The correspondence is telling. More than anything since Pinkerton, it seems to provide a window into the psyche of the fragile artist. Cuomo’s a platinum-selling rock songwriter with four albums under his belt, yet plainly is still full of gut-wrenching uncertainty and doubt. He tells one fan:

Dear Mr.xxx, The irony is that what I really want to do, if left to my own devices, is write songs without those ultimate climax points. The only reason I bring up Nirvana and the Beatles is because they managed to do this. It’s not that I want to copy THEIR formula, it’s that I want to invent my own. Clearly, I have not achieved this yet. Sometimes I’m tempted to give up, but I want it so badly that I can’t. I count on people like you to slap me back into reality if I’m just chasing a dream.

Sincerely, Rivers Cuomo

It sounds as if the fans pushed all the right buttons. The band mostly jettisons its rigid, stop-on-a-dime pop in favor of a loose, live-in-the-studio approach. The guitars interact in strange and unusual ways, and the songs have a warm elasticity: Highlights include the heavy duty “Take Control,” punctuated by an Eddie VH-ish solo; “Fall Together,” with its finger-lickin’ ZZ Top-by-way-of-the-Meat Puppets boogie; and “Dope Nose,” a rousing anthem you will hear on the radio all summer long.

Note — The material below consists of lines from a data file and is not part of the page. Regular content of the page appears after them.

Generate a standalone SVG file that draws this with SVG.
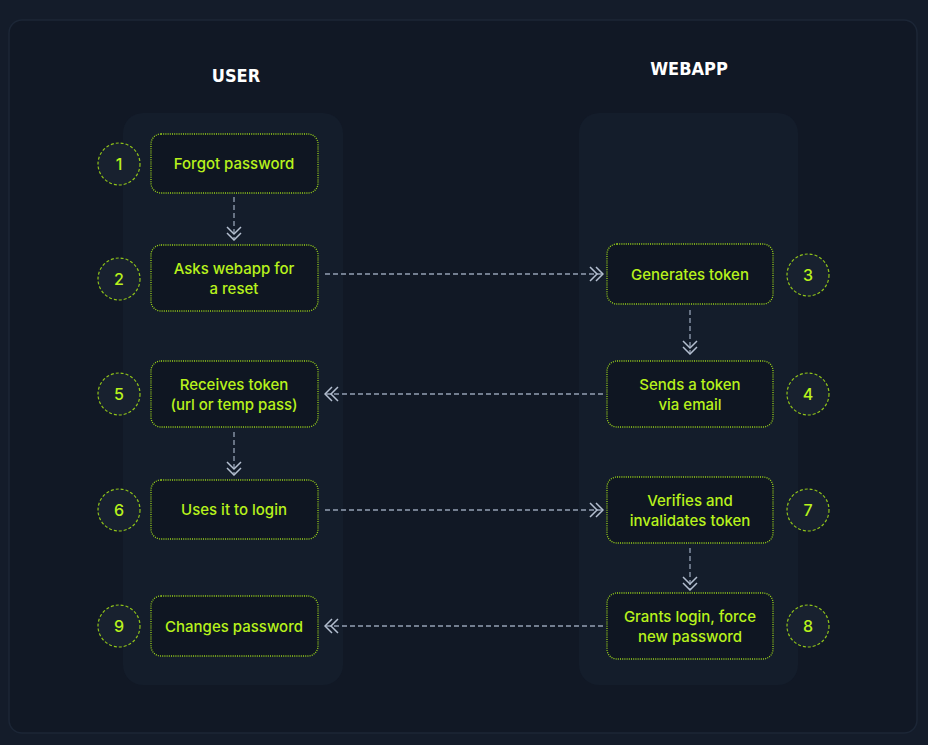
<svg xmlns="http://www.w3.org/2000/svg" width="928" height="745" viewBox="0 0 928 745">
<defs>
<style>
.lane{fill:#141d2b;}
.node rect{fill:#0f1622;stroke:#9ad21a;stroke-width:1.3;stroke-dasharray:1 1.2;}
.node text{font-family:Inter,"Noto Sans",sans-serif;font-size:15px;font-weight:500;fill:#b8f21c;text-anchor:middle;}
.num circle{fill:#18212f;stroke:#8fc21a;stroke-width:1.2;stroke-dasharray:3 2;}
.num text{font-family:Inter,"Noto Sans",sans-serif;font-size:16px;font-weight:500;fill:#b8f21c;text-anchor:middle;}
.head{font-family:"DejaVu Sans Condensed","DejaVu Sans",sans-serif;font-size:18px;font-weight:bold;fill:#ffffff;text-anchor:middle;}
.conn line{stroke:#94a0b4;stroke-width:1.3;stroke-dasharray:5 3;fill:none;}
</style>
<marker id="chev" viewBox="-1 -8 15 16" refX="13" refY="0" markerWidth="15" markerHeight="16" markerUnits="userSpaceOnUse" orient="auto">
<path d="M0,-7 L7,0 L0,7 M6,-7 L13,0 L6,7" fill="none" stroke="#b4bfd0" stroke-width="1.5"/>
</marker>
</defs>
<rect x="0" y="0" width="928" height="745" fill="#141c2a"/>
<rect x="9" y="20" width="908" height="713" rx="13" fill="#111825" stroke="#1c2636" stroke-width="1.5"/>
<rect class="lane" x="123" y="113" width="220" height="572" rx="20"/>
<rect class="lane" x="579" y="113" width="219" height="572" rx="20"/>
<text class="head" x="236" y="82">USER</text>
<text class="head" x="689" y="75">WEBAPP</text>
<g id="connectors" class="conn">
<line x1="234" y1="197" x2="234" y2="240" marker-end="url(#chev)"/>
<line x1="325" y1="274" x2="603" y2="274" marker-end="url(#chev)"/>
<line x1="690" y1="310" x2="690" y2="354" marker-end="url(#chev)"/>
<line x1="603" y1="394" x2="325" y2="394" marker-end="url(#chev)"/>
<line x1="234" y1="432" x2="234" y2="475" marker-end="url(#chev)"/>
<line x1="325" y1="510" x2="603" y2="510" marker-end="url(#chev)"/>
<line x1="690" y1="548" x2="690" y2="590" marker-end="url(#chev)"/>
<line x1="603" y1="626" x2="325" y2="626" marker-end="url(#chev)"/>
</g>
<g id="node1" class="node"><rect x="151" y="134" width="167" height="59" rx="10"/><text x="234" y="169">Forgot password</text></g>
<g id="node2" class="node"><rect x="151" y="245" width="167" height="66" rx="10"/><text x="234" y="274">Asks webapp for</text><text x="234" y="294">a reset</text></g>
<g id="node3" class="node"><rect x="607" y="244" width="166" height="60" rx="10"/><text x="690" y="280">Generates token</text></g>
<g id="node4" class="node"><rect x="607" y="361" width="166" height="66" rx="10"/><text x="690" y="390">Sends a token</text><text x="690" y="410">via email</text></g>
<g id="node5" class="node"><rect x="151" y="361" width="167" height="66" rx="10"/><text x="234" y="390">Receives token</text><text x="234" y="410">(url or temp pass)</text></g>
<g id="node6" class="node"><rect x="151" y="480" width="167" height="59" rx="10"/><text x="234" y="515">Uses it to login</text></g>
<g id="node7" class="node"><rect x="607" y="477" width="166" height="66" rx="10"/><text x="690" y="506">Verifies and</text><text x="690" y="526">invalidates token</text></g>
<g id="node8" class="node"><rect x="607" y="593" width="166" height="66" rx="10"/><text x="690" y="622">Grants login, force</text><text x="690" y="642">new password</text></g>
<g id="node9" class="node"><rect x="151" y="596" width="167" height="60" rx="10"/><text x="234" y="632">Changes password</text></g>
<g id="step1" class="num"><circle cx="119" cy="164" r="21"/><text x="119" y="170">1</text></g>
<g id="step2" class="num"><circle cx="119" cy="279" r="21"/><text x="119" y="285">2</text></g>
<g id="step3" class="num"><circle cx="808" cy="275" r="21"/><text x="808" y="281">3</text></g>
<g id="step4" class="num"><circle cx="808" cy="394" r="21"/><text x="808" y="400">4</text></g>
<g id="step5" class="num"><circle cx="119" cy="394" r="21"/><text x="119" y="400">5</text></g>
<g id="step6" class="num"><circle cx="119" cy="510" r="21"/><text x="119" y="516">6</text></g>
<g id="step7" class="num"><circle cx="808" cy="510" r="21"/><text x="808" y="516">7</text></g>
<g id="step8" class="num"><circle cx="808" cy="626" r="21"/><text x="808" y="632">8</text></g>
<g id="step9" class="num"><circle cx="119" cy="626" r="21"/><text x="119" y="632">9</text></g>
</svg>
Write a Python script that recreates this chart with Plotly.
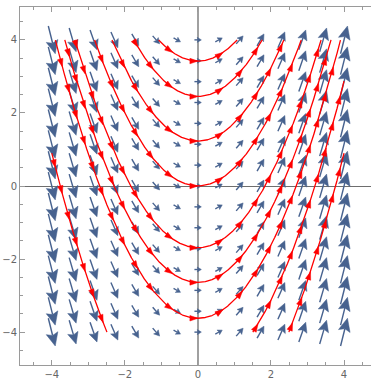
import numpy as np
import plotly.graph_objects as go

# ---- data -------------------------------------------------------------
# Vector field F(x, y) = (1, x), sampled on a regular grid
grid_min, grid_max, grid_n = -4.0, 4.0, 15
# Stream lines: integral curves y = x^2/2 + c (constants)
stream_c = [3.42, 2.45, 1.23, 0.0, -1.69, -2.64, -3.62, -5.13, -7.1]
stream_branch = ["both", "both", "both", "both", "both", "both", "both", "right", "both"]
tick_vals = [-4, -2, 0, 2, 4]

# ---- style ------------------------------------------------------------
W, H = 371, 379
ML, MT, MB, MR = 20, 7, 14, 0
X0 = -4.87
YR = 4.9
px_per_unit = (H - MT - MB) / (2 * YR)
X1 = X0 + (W - ML - MR) / px_per_unit
ARROW_COL = "#47628f"
STREAM_COL = "#ff0000"


def field(x, y):
    return 1.0, x


def head_poly(xt, yt, ux, uy, hl, hw, notch=0.25):
    bx, by = xt - ux * hl, yt - uy * hl
    nx, ny = -uy, ux
    nxp, nyp = xt - ux * hl * (1 - notch), yt - uy * hl * (1 - notch)
    return ([xt, bx + nx * hw / 2, nxp, bx - nx * hw / 2, xt, None],
            [yt, by + ny * hw / 2, nyp, by - ny * hw / 2, yt, None],
            (nxp, nyp))


# ---- vector arrows ----------------------------------------------------
gx = np.linspace(grid_min, grid_max, grid_n)
gy = np.linspace(grid_min, grid_max, grid_n)
sh_x, sh_y, hd_x, hd_y = [], [], [], []
scale = 0.19
for x0 in gx:
    for y0 in gy:
        vx, vy = field(x0, y0)
        m = np.hypot(vx, vy)
        ux, uy = vx / m, vy / m
        L = scale * m
        Lpx = L * px_per_unit
        hl = (1.2 + 0.42 * Lpx) / px_per_unit
        hw = (2.8 + 0.32 * Lpx) / px_per_unit
        tx, ty = x0 - ux * L / 2, y0 - uy * L / 2
        px_, py_ = x0 + ux * L / 2, y0 + uy * L / 2
        hx, hy, (nxp, nyp) = head_poly(px_, py_, ux, uy, hl, hw, notch=0.18)
        hd_x += hx
        hd_y += hy
        sh_x += [tx, nxp, None]
        sh_y += [ty, nyp, None]

# ---- stream lines -----------------------------------------------------
st_x, st_y, ah_x, ah_y = [], [], [], []
xx = np.linspace(-4, 4, 4001)
spacing = 0.74
ahl = 8.0 / px_per_unit
ahw = 5.5 / px_per_unit
for c, br in zip(stream_c, stream_branch):
    yy = xx ** 2 / 2 + c
    ok = np.abs(yy) <= 4.0
    if br == "right":
        ok &= xx > 0
    # signed arc length from x = 0
    ds = np.sqrt(1 + xx ** 2) * (xx[1] - xx[0])
    s = np.cumsum(ds)
    s = s - np.interp(0.0, xx, s)
    idx = np.where(ok)[0]
    segs = np.split(idx, np.where(np.diff(idx) > 1)[0] + 1)
    for seg in segs:
        if len(seg) < 2:
            continue
        st_x += list(xx[seg]) + [None]
        st_y += list(yy[seg]) + [None]
        s_seg = s[seg]
        k0 = int(np.ceil((s_seg[0] + 0.15) / spacing))
        k1 = int(np.floor((s_seg[-1] - 0.05) / spacing))
        for k in range(k0, k1 + 1):
            sk = k * spacing
            xa = np.interp(sk, s_seg, xx[seg])
            ya = xa ** 2 / 2 + c
            vx, vy = field(xa, ya)
            m = np.hypot(vx, vy)
            hx, hy, _ = head_poly(xa, ya, vx / m, vy / m, ahl, ahw, notch=0.0)
            ah_x += hx
            ah_y += hy

fig = go.Figure()
fig.add_trace(go.Scatter(x=sh_x, y=sh_y, mode="lines",
                         line=dict(color=ARROW_COL, width=1.4),
                         hoverinfo="skip", showlegend=False))
fig.add_trace(go.Scatter(x=hd_x, y=hd_y, mode="lines", fill="toself",
                         fillcolor=ARROW_COL, line=dict(color=ARROW_COL, width=0.5),
                         hoverinfo="skip", showlegend=False))
fig.add_trace(go.Scatter(x=st_x, y=st_y, mode="lines",
                         line=dict(color=STREAM_COL, width=1.3),
                         hoverinfo="skip", showlegend=False))
fig.add_trace(go.Scatter(x=ah_x, y=ah_y, mode="lines", fill="toself",
                         fillcolor=STREAM_COL, line=dict(color=STREAM_COL, width=0.5),
                         hoverinfo="skip", showlegend=False))

axis_common = dict(
    showgrid=False, zeroline=True,
    showline=True, linecolor="#9a9a9a", linewidth=1,
    ticks="inside", ticklen=5, tickcolor="#9a9a9a", tickwidth=1,
    tickvals=tick_vals, ticktext=[("\u2212" if v < 0 else "") + str(abs(v)) for v in tick_vals],
    tickfont=dict(family="DejaVu Sans", size=10, color="#666666"),
    minor=dict(ticks="inside", ticklen=3, dtick=0.5, tick0=0, tickcolor="#9a9a9a", showgrid=False),
)
fig.update_xaxes(range=[X0, X1], mirror="ticks", zerolinecolor="#a0a0a0", zerolinewidth=1.6,
                 **axis_common)
fig.update_yaxes(range=[-YR, YR], mirror=False, zerolinecolor="#6e6e6e", zerolinewidth=1,
                 **axis_common)
fig.update_layout(width=W, height=H, margin=dict(l=ML, r=MR, t=MT, b=MB),
                  plot_bgcolor="white", paper_bgcolor="white")
fig.write_html("out.html")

Rush stops playing, and Pat Wilson has an idea. “Phil Collins – now there was a guy. Fuckin’ Phil rips,” he says. The sincerity of the comment is irrelevant. “I’m here to say that Phil doesn’t get enough props. He makes me want to get a headset and microphone and join these guys in harmonies.”

A pause is followed by mental lightbulbs turning on. “Do you know how stoked people would be? People would lose their minds,” Cuomo excitedly reacts. Back to work: Cuomo hunkers down at the laptop and the MP3 search begins. Abacab anyone?